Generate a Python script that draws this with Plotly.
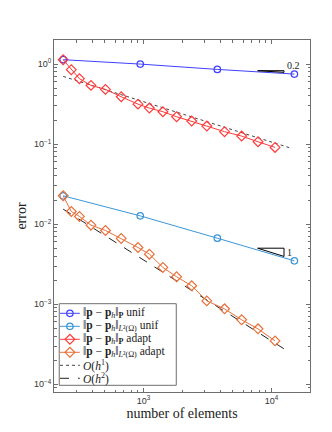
import math
import plotly.graph_objects as go

# ---------------- data ----------------
n_unif = [236, 944, 3776, 15104]
err_unif_P = [1.135, 1.0, 0.858, 0.75]
err_unif_L2 = [0.0226, 0.0127, 0.00668, 0.00348]

n_adapt = [236, 273, 316, 389, 505, 670, 906, 1112, 1418, 1815, 2381, 3126, 4300, 5850, 7850, 10670]
err_adapt_P = [1.135, 0.851, 0.657, 0.542, 0.483, 0.391, 0.316, 0.282, 0.254, 0.22, 0.194, 0.168,
               0.143, 0.126, 0.107, 0.091]
err_adapt_L2 = [0.0226, 0.0144, 0.0125, 0.00972, 0.00834, 0.00663, 0.00511, 0.00422, 0.00288,
                0.0022, 0.0017, 0.0011, 0.000875, 0.000638, 0.000492, 0.000348]

ref_x = [236, 14200]
ref_h1 = [0.702, 0.089]
ref_h2 = [0.0154, 0.000244]

# slope triangles: x-extent, y at top-left, slope in N, label
tri_a_x = [7800, 12530]
tri_a_y = 0.827
tri_a_slope = 0.1
tri_a_label = "0.2"
tri_b_x = [7800, 12530]
tri_b_y = 0.00501
tri_b_slope = 0.5
tri_b_label = "1"

x_tickvals = [1e3, 1e4]
x_ticktext = ["10<sup>3</sup>", "10<sup>4</sup>"]
y_tickvals = [1e-4, 1e-3, 1e-2, 1e-1, 1e0]
y_ticktext = ["10<sup>−4</sup>", "10<sup>−3</sup>", "10<sup>−2</sup>", "10<sup>−1</sup>", "10<sup>0</sup>"]

legend_labels = [
    "‖<b>p</b> − <b>p</b><sub><i>h</i></sub>‖<sub><b>P</b></sub> unif",
    "‖<b>p</b> − <b>p</b><sub><i>h</i></sub>‖<sub><i>L</i>²(Ω)</sub> unif",
    "‖<b>p</b> − <b>p</b><sub><i>h</i></sub>‖<sub><b>P</b></sub> adapt",
    "‖<b>p</b> − <b>p</b><sub><i>h</i></sub>‖<sub><i>L</i>²(Ω)</sub> adapt",
    "<i>O</i>(<i>h</i><sup>1</sup>)",
    "<i>O</i>(<i>h</i><sup>2</sup>)",
]

# ---------------- styles ----------------
C_BLUE = "#4040ff"
C_LBLUE = "#3a96d8"
C_RED = "#ff3a3a"
C_ORANGE = "#e8703a"
AX = "#6e6e6e"
SERIF = "Liberation Serif, DejaVu Serif, serif"
SANS = "Liberation Sans, Arial, sans-serif"

fig = go.Figure()

fig.add_trace(go.Scatter(x=ref_x, y=ref_h1, mode="lines",
                         line=dict(color="#444444", width=1, dash="dot")))
fig.add_trace(go.Scatter(x=ref_x, y=ref_h2, mode="lines",
                         line=dict(color="#222222", width=1, dash="dash")))

circ = dict(symbol="circle-open", size=6.5, line=dict(width=1.2))
diam = dict(symbol="diamond-open", size=7.5, line=dict(width=1.2))

fig.add_trace(go.Scatter(x=n_unif, y=err_unif_L2, mode="lines+markers",
                         line=dict(color=C_LBLUE, width=1), marker=dict(color=C_LBLUE, **circ)))
fig.add_trace(go.Scatter(x=n_adapt, y=err_adapt_L2, mode="lines+markers",
                         line=dict(color=C_ORANGE, width=1), marker=dict(color=C_ORANGE, **diam)))
fig.add_trace(go.Scatter(x=n_unif, y=err_unif_P, mode="lines+markers",
                         line=dict(color=C_BLUE, width=1), marker=dict(color=C_BLUE, **circ)))
fig.add_trace(go.Scatter(x=n_adapt, y=err_adapt_P, mode="lines+markers",
                         line=dict(color=C_RED, width=1), marker=dict(color=C_RED, **diam)))

# slope triangles
for tx, ty, s, lab in [(tri_a_x, tri_a_y, tri_a_slope, tri_a_label),
                       (tri_b_x, tri_b_y, tri_b_slope, tri_b_label)]:
    y2 = ty * (tx[1] / tx[0]) ** (-s)
    fig.add_trace(go.Scatter(x=[tx[0], tx[1], tx[1], tx[0]], y=[ty, ty, y2, ty], mode="lines",
                             line=dict(color="black", width=1)))
    fig.add_annotation(x=math.log10(tx[1]), y=math.log10((ty * y2) ** 0.5), text=lab,
                       showarrow=False, xanchor="left",
                       xshift=1, yshift=6 if s < 0.3 else 0,
                       font=dict(family=SERIF, size=10, color="#222"),
                       xref="x", yref="y")

# minor ticks
x_minor = [m * 10 ** e for e in [2, 3, 4] for m in range(2, 10) if 200 <= m * 10 ** e <= 20000]
y_minor = [m * 10 ** e for e in [-5, -4, -3, -2, -1, 0] for m in range(2, 10) if 8e-5 <= m * 10 ** e <= 2]

# ---------------- manual legend (own small axes) ----------------
LX0, LX1, LY0, LY1 = 48.3, 166.7, 295.7, 377.3  # px box
PL, PR, PT, PB = 43, 302, 32, 384
W, H = 332, 432
leg_w = LX1 - LX0
leg_h = LY1 - LY0
leg_styles = [
    dict(line=dict(color=C_BLUE, width=1), marker=dict(color=C_BLUE, **circ)),
    dict(line=dict(color=C_LBLUE, width=1), marker=dict(color=C_LBLUE, **circ)),
    dict(line=dict(color=C_RED, width=1), marker=dict(color=C_RED, **diam)),
    dict(line=dict(color=C_ORANGE, width=1), marker=dict(color=C_ORANGE, **diam)),
    dict(line=dict(color="#444444", width=1, dash="dot"), marker=None),
    dict(line=dict(color="#222222", width=1, dash="dash"), marker=None),
]
for i, (lab, st) in enumerate(zip(legend_labels, leg_styles)):
    yy = 9.6 + 13 * i
    fig.add_trace(go.Scatter(x=[0.8, 20.8], y=[yy, yy], mode="lines", line=st["line"],
                             xaxis="x2", yaxis="y2"))
    if st["marker"] is not None:
        fig.add_trace(go.Scatter(x=[10.8], y=[yy], mode="markers", marker=st["marker"],
                                 xaxis="x2", yaxis="y2"))
    fig.add_annotation(x=22.0, y=yy, text=lab, showarrow=False, xanchor="left", yanchor="middle",
                       xref="x2", yref="y2", font=dict(family=SERIF, size=11.5, color="#222"))

fig.add_shape(type="rect", xref="x2 domain", yref="y2 domain", x0=0, x1=1, y0=0, y1=1,
              line=dict(color=AX, width=1))

axis_common = dict(showgrid=False, zeroline=False, showline=True, linecolor=AX, linewidth=1,
                   mirror="ticks", ticks="inside", ticklen=4, tickcolor=AX, tickwidth=1,
                   tickfont=dict(family=SANS, size=9, color="#333"))

fig.update_layout(
    width=W, height=H,
    margin=dict(l=PL, r=W - PR, t=PT, b=H - PB),
    paper_bgcolor="white", plot_bgcolor="white",
    showlegend=False,
    xaxis=dict(type="log", range=[2.30103, 4.30103], tickmode="array", tickvals=x_tickvals,
               ticktext=x_ticktext,
               minor=dict(tickmode="array", tickvals=x_minor, ticks="inside", ticklen=2.5,
                          tickcolor=AX, showgrid=False),
               title=dict(text="number of elements", font=dict(family=SERIF, size=14, color="#222"),
                          standoff=2),
               **axis_common),
    yaxis=dict(type="log", range=[-4.097, 0.30103], tickmode="array", tickvals=y_tickvals,
               ticktext=y_ticktext,
               minor=dict(tickmode="array", tickvals=y_minor, ticks="inside", ticklen=2.5,
                          tickcolor=AX, showgrid=False),
               title=dict(text="error", font=dict(family=SERIF, size=14, color="#222"), standoff=4),
               **axis_common),
    xaxis2=dict(domain=[(LX0 - PL) / (PR - PL), (LX1 - PL) / (PR - PL)], range=[0, leg_w],
                anchor="y2", visible=False, fixedrange=True),
    yaxis2=dict(domain=[(PB - LY1) / (PB - PT), (PB - LY0) / (PB - PT)], range=[leg_h, 0],
                anchor="x2", visible=False, fixedrange=True),
)

fig.write_html("out.html")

+++

Given problem
Repeat the listing above from its first line through the line that contains "err_unif_L2 = [0.0226, 0.0127, 0.00668, 0.00348]", both included, and nothing more. Drop the pictures.

Response below
Generate a Python script that draws this with Plotly.
import math
import plotly.graph_objects as go

# ---------------- data ----------------
n_unif = [236, 944, 3776, 15104]
err_unif_P = [1.135, 1.0, 0.858, 0.75]
err_unif_L2 = [0.0226, 0.0127, 0.00668, 0.00348]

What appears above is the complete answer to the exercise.